In support of the three most common aforementioned analytical techniques for COVID-19 testing activities, there are a plethora of automated liquid handlers and robotic systems already on the market that are seeing an uptick in demand thanks to the wave of increased funding for studying SARS-CoV-2. In fact, many suppliers are beginning to customize these systems specifically for work related to the coronavirus. One example is Hamilton Company, the leading supplier of laboratory robotics, which recently released two new automated assay workstations based on the company’s Microlab STARlet liquid handling station. The MagEx STARlet assay workstation provides high-throughput magnetic bead-based RNA extraction of biological samples, and the PCR Prep STARlet assay is pre-configured and qualified to automate high throughput pre-PCR sample setup using the latest protocols from the CDC. Both of these workstations are designed to work with the assay requirements of any provider. Tecan, also a leading supplier of laboratory automation, is touting its Freedom EVO platforms and DreamPrep NGS solution as ideal sample prep stations for coronavirus research and detection. Meanwhile, Eppendorf offers the epMotion series for automated liquid handling in COVID-19 testing and research, which is available in four different formats.

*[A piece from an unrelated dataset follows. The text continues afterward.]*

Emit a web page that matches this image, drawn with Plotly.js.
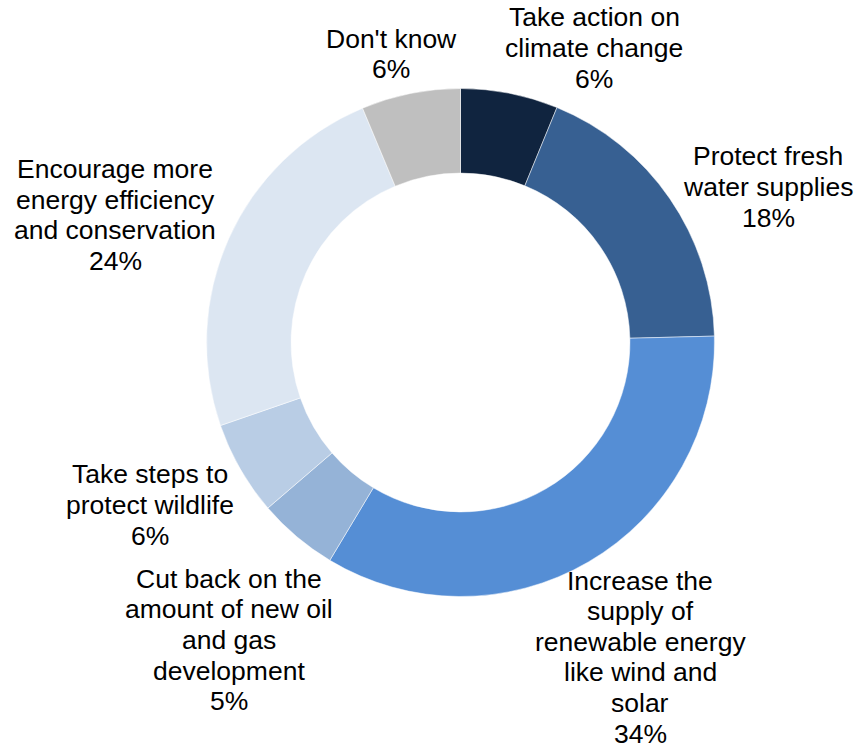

The sheer magnitude of the pandemic means that laboratory automation technologies are being embraced more than ever for their ability to drastically reduce the bottlenecks in sample prep and process samples at a much faster rate than humans. Although COVID-19 testing and research efforts are currently the main driver, the need for lab automation has been accelerated in other laboratories too as a means of helping them operate more safely and efficiently. The current market outlook for lab automation is just one of the many areas of analytical tools and technologies covered in the SDi Global Assessment Report 2020, which was most recently updated in June in order to address how market conditions have evolved during the pandemic.